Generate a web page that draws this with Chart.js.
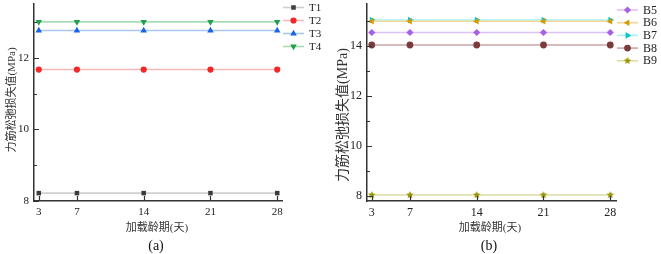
<!DOCTYPE html>
<html>
<head>
<meta charset="utf-8">
<script src="https://cdn.jsdelivr.net/npm/chart.js@4/dist/chart.umd.min.js"></script>
<style>
  html, body { margin: 0; padding: 0; background: #fff; }
  #wrap { position: relative; width: 661px; height: 254px; }
  .box { position: absolute; top: 0; height: 254px; }
</style>
</head>
<body>
<div id="wrap">
  <div class="box" style="left:0;width:330px"><canvas id="chartA"></canvas></div>
  <div class="box" style="left:330px;width:331px"><canvas id="chartB"></canvas></div>
</div>
<script>
// data
const days = [3, 7, 14, 21, 28];

const tLabels = ["T1", "T2", "T3", "T4"];
const t1 = [8.22, 8.22, 8.22, 8.22, 8.22];
const t2 = [11.67, 11.67, 11.67, 11.67, 11.67];
const t3 = [12.76, 12.76, 12.76, 12.76, 12.76];
const t4 = [13.0, 13.0, 13.0, 13.0, 13.0];
const yTicksA = [8, 10, 12];

const bLabels = ["B5", "B6", "B7", "B8", "B9"];
const b5 = [14.53, 14.53, 14.53, 14.53, 14.53];
const b6 = [14.98, 14.98, 14.98, 14.98, 14.98];
const b7 = [15.03, 15.03, 15.03, 15.03, 15.03];
const b8 = [14.03, 14.03, 14.03, 14.03, 14.03];
const b9 = [8.03, 8.03, 8.03, 8.03, 8.03];
const yTicksB = [8, 10, 12, 14];

const xTitle = "加载龄期(天)";
const yTitle = "力筋松弛损失值(MPa)";

const FONT = '"Liberation Serif", "Noto Sans CJK SC", serif';

// filled five point star, Origin style
function makeStar(color, r) {
    const c = document.createElement("canvas");
    c.width = c.height = r * 2 + 2;
    const g = c.getContext("2d");
    g.fillStyle = color;
    g.beginPath();
    for (let i = 0; i < 10; i++) {
        const rr = i % 2 ? r * 0.45 : r;
        const a = -Math.PI / 2 + i * Math.PI / 5;
        g.lineTo(r + 1 + rr * Math.cos(a), r + 1 + rr * Math.sin(a));
    }
    g.closePath();
    g.fill();
    return c;
}

const mk = (label, vals, line, fill, style, radius, rot) => ({
    label,
    data: days.map((d, i) => ({ x: d, y: vals[i] })),
    borderColor: line,
    borderWidth: 1.6,
    pointBackgroundColor: fill,
    pointBorderColor: fill,
    pointBorderWidth: 0,
    pointStyle: style,
    pointRadius: radius,
    pointRotation: rot || 0
});

const dsA = [
    mk(tLabels[0], t1, "#cfcfcf", "#3c3c3c", "rect", 3.2),
    mk(tLabels[1], t2, "#f7b9b9", "#f02828", "circle", 3.1),
    mk(tLabels[2], t3, "#a9c6f4", "#1a62e6", "triangle", 3.8),
    mk(tLabels[3], t4, "#a8dcb5", "#23a04e", "triangle", 3.8, 180)
];

const dsB = [
    mk(bLabels[0], b5, "#dcc2f4", "#a860e6", "rectRot", 3.6),
    mk(bLabels[1], b6, "#f1d79b", "#d69a00", "triangle", 3.8, -90),
    mk(bLabels[2], b7, "#a6f2f2", "#00c8cc", "triangle", 3.8, 90),
    mk(bLabels[3], b8, "#c9a7a7", "#7b3b3b", "circle", 3.4),
    mk(bLabels[4], b9, "#dcdca4", "#9a9400", makeStar("#9a9400", 4), 4)
];

// inward ticks, legend and titles
const decor = {
    id: "decor",
    afterDraw(chart, args, o) {
        const ctx = chart.ctx;
        const xs = chart.scales.x, ys = chart.scales.y;
        const area = chart.chartArea;
        ctx.save();
        ctx.strokeStyle = "#333";
        ctx.lineWidth = 1.2;
        ctx.beginPath();
        days.forEach(d => {
            const px = Math.round(xs.getPixelForValue(d)) + 0.5;
            ctx.moveTo(px, area.bottom);
            ctx.lineTo(px, area.bottom - 5);
        });
        o.yTicks.forEach(v => {
            const py = Math.round(ys.getPixelForValue(v)) + 0.5;
            ctx.moveTo(area.left, py);
            ctx.lineTo(area.left + 5, py);
            const pm = ys.getPixelForValue(v + 1);
            if (pm > area.top) {
                ctx.moveTo(area.left, Math.round(pm) + 0.5);
                ctx.lineTo(area.left + 3, Math.round(pm) + 0.5);
            }
        });
        ctx.stroke();

        // legend
        ctx.font = o.legendSize + "px " + FONT;
        ctx.textBaseline = "middle";
        ctx.textAlign = "left";
        chart.data.datasets.forEach((ds, i) => {
            const y = o.legendY + i * o.legendStep;
            ctx.strokeStyle = ds.borderColor;
            ctx.lineWidth = 1.6;
            ctx.beginPath();
            ctx.moveTo(o.legendX, y);
            ctx.lineTo(o.legendX + 21, y);
            ctx.stroke();
            ctx.fillStyle = ds.pointBackgroundColor;
            ctx.strokeStyle = ds.pointBackgroundColor;
            Chart.helpers.drawPoint(ctx, {
                pointStyle: ds.pointStyle,
                radius: ds.pointRadius,
                rotation: ds.pointRotation,
                borderWidth: 0
            }, o.legendX + 10.5, y);
            ctx.fillStyle = "#222";
            ctx.fillText(ds.label, o.legendX + 26, y + 0.5);
        });

        // titles
        ctx.fillStyle = "#333";
        ctx.textAlign = "center";
        ctx.font = "11px " + FONT;
        ctx.fillText(xTitle, o.xTitleX, 228);
        ctx.font = "14px " + FONT;
        ctx.fillStyle = "#111";
        ctx.fillText(o.caption, o.xTitleX - 1, 246);
        ctx.save();
        ctx.translate(o.yTitleX, o.yTitleY);
        ctx.rotate(-Math.PI / 2);
        ctx.font = o.yTitleSize + "px " + FONT;
        ctx.fillStyle = "#333";
        ctx.fillText(yTitle, 0, 0);
        ctx.restore();
        ctx.restore();
    }
};

function build(id, datasets, yMin, yMax, yTicks, xMax, yWidth, padRight, fs, extra) {
    return new Chart(document.getElementById(id), {
        type: "line",
        data: { datasets },
        options: {
            responsive: true,
            maintainAspectRatio: false,
            animation: false,
            events: [],
            layout: { padding: { top: 3, right: padRight, left: 0, bottom: 0 } },
            plugins: {
                legend: { display: false },
                tooltip: { enabled: false },
                decor: extra
            },
            scales: {
                x: {
                    type: "linear",
                    min: 2.5,
                    max: xMax,
                    afterBuildTicks: s => { s.ticks = days.map(v => ({ value: v })); },
                    afterFit: s => { s.height = 53; s.paddingLeft = 0; s.paddingRight = 0; },
                    grid: { display: true, drawOnChartArea: false, drawTicks: false },
                    border: { display: true, color: "#333", width: 1.5 },
                    ticks: { padding: 5, color: "#222", font: { family: FONT, size: fs }, maxRotation: 0 }
                },
                y: {
                    type: "linear",
                    min: yMin,
                    max: yMax,
                    afterBuildTicks: s => { s.ticks = yTicks.map(v => ({ value: v })); },
                    afterFit: s => { s.width = yWidth; s.paddingTop = 0; s.paddingBottom = 0; },
                    grid: { display: true, drawOnChartArea: false, drawTicks: false },
                    border: { display: true, color: "#333", width: 1.5 },
                    ticks: { padding: 5, color: "#222", font: { family: FONT, size: fs } }
                }
            }
        },
        plugins: [decor]
    });
}

build("chartA", dsA, 8, 13.5, yTicksA, 28.5, 34, 48, 11, {
    yTicks: yTicksA, legendX: 283, legendY: 7.5, legendStep: 13, legendSize: 11,
    xTitleX: 157, caption: "(a)", yTitleX: 12, yTitleY: 100, yTitleSize: 11
});
build("chartB", dsB, 7.79, 15.67, yTicksB, 28.6, 37, 45, 12, {
    yTicks: yTicksB, legendX: 287, legendY: 10, legendStep: 12.7, legendSize: 12,
    xTitleX: 160, caption: "(b)", yTitleX: 13, yTitleY: 115, yTitleSize: 14
});
</script>
</body>
</html>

### Exercise details
From the opening line of the listing above through the line bearing "const days = [3, 7, 14, 21, 28];", repeat each line exactly. Drop every picture.

### Solution for this task
Generate a web page that draws this with Chart.js.
<!DOCTYPE html>
<html>
<head>
<meta charset="utf-8">
<script src="https://cdn.jsdelivr.net/npm/chart.js@4/dist/chart.umd.min.js"></script>
<style>
  html, body { margin: 0; padding: 0; background: #fff; }
  #wrap { position: relative; width: 661px; height: 254px; }
  .box { position: absolute; top: 0; height: 254px; }
</style>
</head>
<body>
<div id="wrap">
  <div class="box" style="left:0;width:330px"><canvas id="chartA"></canvas></div>
  <div class="box" style="left:330px;width:331px"><canvas id="chartB"></canvas></div>
</div>
<script>
// data
const days = [3, 7, 14, 21, 28];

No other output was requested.